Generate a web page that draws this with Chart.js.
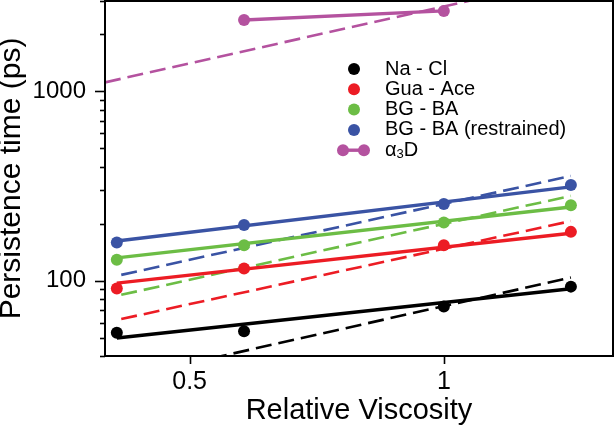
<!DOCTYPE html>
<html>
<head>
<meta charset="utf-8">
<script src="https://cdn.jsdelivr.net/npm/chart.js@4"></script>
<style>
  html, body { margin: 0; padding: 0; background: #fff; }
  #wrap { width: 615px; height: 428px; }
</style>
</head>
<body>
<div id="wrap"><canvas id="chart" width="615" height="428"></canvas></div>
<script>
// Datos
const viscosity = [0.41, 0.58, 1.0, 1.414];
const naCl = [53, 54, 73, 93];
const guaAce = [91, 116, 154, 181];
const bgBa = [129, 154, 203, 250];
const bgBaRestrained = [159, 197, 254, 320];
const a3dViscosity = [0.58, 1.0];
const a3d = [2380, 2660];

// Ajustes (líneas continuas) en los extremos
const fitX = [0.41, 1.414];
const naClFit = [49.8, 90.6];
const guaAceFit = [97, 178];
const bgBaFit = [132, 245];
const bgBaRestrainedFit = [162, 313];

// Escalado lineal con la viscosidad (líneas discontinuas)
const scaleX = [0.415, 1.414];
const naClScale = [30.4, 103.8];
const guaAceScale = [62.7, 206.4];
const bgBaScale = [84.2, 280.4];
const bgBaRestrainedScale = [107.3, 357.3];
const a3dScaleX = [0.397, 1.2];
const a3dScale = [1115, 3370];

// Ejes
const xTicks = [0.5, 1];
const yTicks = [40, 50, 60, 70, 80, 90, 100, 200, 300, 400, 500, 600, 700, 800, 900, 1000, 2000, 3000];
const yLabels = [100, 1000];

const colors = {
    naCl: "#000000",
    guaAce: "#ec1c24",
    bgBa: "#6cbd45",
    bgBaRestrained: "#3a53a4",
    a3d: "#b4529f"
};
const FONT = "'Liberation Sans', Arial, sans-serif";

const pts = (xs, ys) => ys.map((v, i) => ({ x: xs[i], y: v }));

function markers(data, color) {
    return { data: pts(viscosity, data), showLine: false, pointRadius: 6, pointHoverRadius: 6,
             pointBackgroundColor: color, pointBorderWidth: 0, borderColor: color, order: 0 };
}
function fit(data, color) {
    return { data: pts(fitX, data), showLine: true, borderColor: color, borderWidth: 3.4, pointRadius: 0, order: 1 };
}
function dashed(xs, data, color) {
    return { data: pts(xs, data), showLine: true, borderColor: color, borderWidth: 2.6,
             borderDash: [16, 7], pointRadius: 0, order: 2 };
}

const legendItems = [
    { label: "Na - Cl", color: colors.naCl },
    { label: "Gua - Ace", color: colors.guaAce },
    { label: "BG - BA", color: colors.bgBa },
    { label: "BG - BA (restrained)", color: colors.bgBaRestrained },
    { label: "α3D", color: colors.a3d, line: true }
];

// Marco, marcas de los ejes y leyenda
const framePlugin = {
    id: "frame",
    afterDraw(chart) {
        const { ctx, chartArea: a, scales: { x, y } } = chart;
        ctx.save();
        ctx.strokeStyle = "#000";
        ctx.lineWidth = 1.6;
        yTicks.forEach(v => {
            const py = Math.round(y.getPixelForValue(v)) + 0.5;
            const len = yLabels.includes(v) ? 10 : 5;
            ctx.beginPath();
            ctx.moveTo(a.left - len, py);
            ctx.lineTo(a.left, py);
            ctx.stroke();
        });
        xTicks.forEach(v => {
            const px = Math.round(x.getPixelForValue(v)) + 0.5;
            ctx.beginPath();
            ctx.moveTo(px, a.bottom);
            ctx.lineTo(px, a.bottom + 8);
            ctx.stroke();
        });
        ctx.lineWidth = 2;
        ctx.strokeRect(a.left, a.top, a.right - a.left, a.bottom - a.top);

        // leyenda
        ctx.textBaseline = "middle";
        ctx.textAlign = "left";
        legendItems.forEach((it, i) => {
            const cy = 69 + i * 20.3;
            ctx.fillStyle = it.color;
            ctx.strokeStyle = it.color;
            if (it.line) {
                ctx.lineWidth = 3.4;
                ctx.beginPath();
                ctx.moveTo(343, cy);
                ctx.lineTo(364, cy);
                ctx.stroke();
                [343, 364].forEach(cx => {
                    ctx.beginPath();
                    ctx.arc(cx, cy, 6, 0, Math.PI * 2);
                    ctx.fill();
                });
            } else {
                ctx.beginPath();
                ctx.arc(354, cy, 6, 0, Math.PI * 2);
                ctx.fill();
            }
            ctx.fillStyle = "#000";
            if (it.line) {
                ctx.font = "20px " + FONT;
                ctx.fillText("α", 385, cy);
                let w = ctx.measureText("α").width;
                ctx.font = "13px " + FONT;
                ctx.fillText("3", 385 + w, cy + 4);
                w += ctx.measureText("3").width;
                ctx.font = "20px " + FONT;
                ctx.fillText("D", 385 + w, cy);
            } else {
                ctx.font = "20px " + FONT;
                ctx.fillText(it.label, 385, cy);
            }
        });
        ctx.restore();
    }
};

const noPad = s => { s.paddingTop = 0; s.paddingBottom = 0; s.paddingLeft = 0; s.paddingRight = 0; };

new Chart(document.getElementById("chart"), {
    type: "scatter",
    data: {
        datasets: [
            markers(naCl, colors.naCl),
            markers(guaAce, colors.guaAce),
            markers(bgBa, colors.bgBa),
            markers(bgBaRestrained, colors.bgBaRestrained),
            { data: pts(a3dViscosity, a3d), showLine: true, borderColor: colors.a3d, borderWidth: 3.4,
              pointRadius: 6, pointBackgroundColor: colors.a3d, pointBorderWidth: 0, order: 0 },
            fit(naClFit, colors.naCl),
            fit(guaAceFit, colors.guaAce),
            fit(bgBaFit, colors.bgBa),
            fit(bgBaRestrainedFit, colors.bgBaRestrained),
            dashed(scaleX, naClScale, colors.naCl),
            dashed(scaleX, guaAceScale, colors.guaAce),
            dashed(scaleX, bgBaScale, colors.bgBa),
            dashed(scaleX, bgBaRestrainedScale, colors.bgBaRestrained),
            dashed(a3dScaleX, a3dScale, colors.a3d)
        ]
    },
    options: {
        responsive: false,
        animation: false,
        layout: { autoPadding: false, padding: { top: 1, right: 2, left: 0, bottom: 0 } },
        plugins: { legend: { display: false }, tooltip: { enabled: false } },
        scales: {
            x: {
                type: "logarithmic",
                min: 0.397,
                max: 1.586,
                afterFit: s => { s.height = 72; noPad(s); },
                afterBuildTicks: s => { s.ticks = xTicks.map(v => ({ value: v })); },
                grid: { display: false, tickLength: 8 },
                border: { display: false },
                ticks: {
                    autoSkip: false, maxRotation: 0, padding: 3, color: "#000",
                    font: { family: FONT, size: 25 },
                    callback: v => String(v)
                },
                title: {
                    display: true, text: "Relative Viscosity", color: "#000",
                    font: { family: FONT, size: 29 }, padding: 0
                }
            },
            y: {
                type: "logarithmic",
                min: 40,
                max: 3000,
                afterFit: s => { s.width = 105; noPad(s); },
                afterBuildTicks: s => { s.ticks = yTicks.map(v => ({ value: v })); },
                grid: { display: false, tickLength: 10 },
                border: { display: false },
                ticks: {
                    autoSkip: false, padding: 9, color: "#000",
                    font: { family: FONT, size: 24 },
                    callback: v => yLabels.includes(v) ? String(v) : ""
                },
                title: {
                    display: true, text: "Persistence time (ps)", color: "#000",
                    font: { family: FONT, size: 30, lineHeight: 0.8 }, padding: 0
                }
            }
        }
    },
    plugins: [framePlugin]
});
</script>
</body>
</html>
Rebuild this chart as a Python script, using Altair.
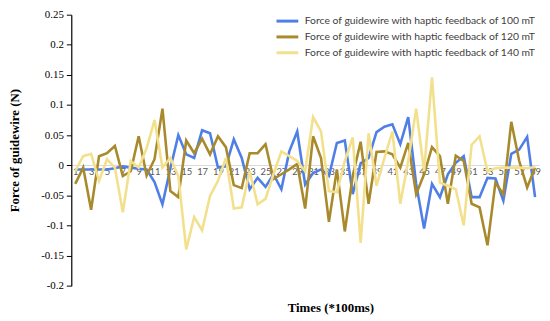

--

■ WRITTEN EXERCISE:
Transcribe the opening line of the listing above, please, and every line after it through the line with "const a3dScale = [1115, 3370];", word for word, without pictures.

■ ANSWER TO THIS EXERCISE:
Generate a web page that draws this with Chart.js.
<!DOCTYPE html>
<html>
<head>
<meta charset="utf-8">
<script src="https://cdn.jsdelivr.net/npm/chart.js@4"></script>
<style>
  html, body { margin: 0; padding: 0; background: #fff; }
  #wrap { width: 615px; height: 428px; }
</style>
</head>
<body>
<div id="wrap"><canvas id="chart" width="615" height="428"></canvas></div>
<script>
// Datos
const viscosity = [0.41, 0.58, 1.0, 1.414];
const naCl = [53, 54, 73, 93];
const guaAce = [91, 116, 154, 181];
const bgBa = [129, 154, 203, 250];
const bgBaRestrained = [159, 197, 254, 320];
const a3dViscosity = [0.58, 1.0];
const a3d = [2380, 2660];

// Ajustes (líneas continuas) en los extremos
const fitX = [0.41, 1.414];
const naClFit = [49.8, 90.6];
const guaAceFit = [97, 178];
const bgBaFit = [132, 245];
const bgBaRestrainedFit = [162, 313];

// Escalado lineal con la viscosidad (líneas discontinuas)
const scaleX = [0.415, 1.414];
const naClScale = [30.4, 103.8];
const guaAceScale = [62.7, 206.4];
const bgBaScale = [84.2, 280.4];
const bgBaRestrainedScale = [107.3, 357.3];
const a3dScaleX = [0.397, 1.2];
const a3dScale = [1115, 3370];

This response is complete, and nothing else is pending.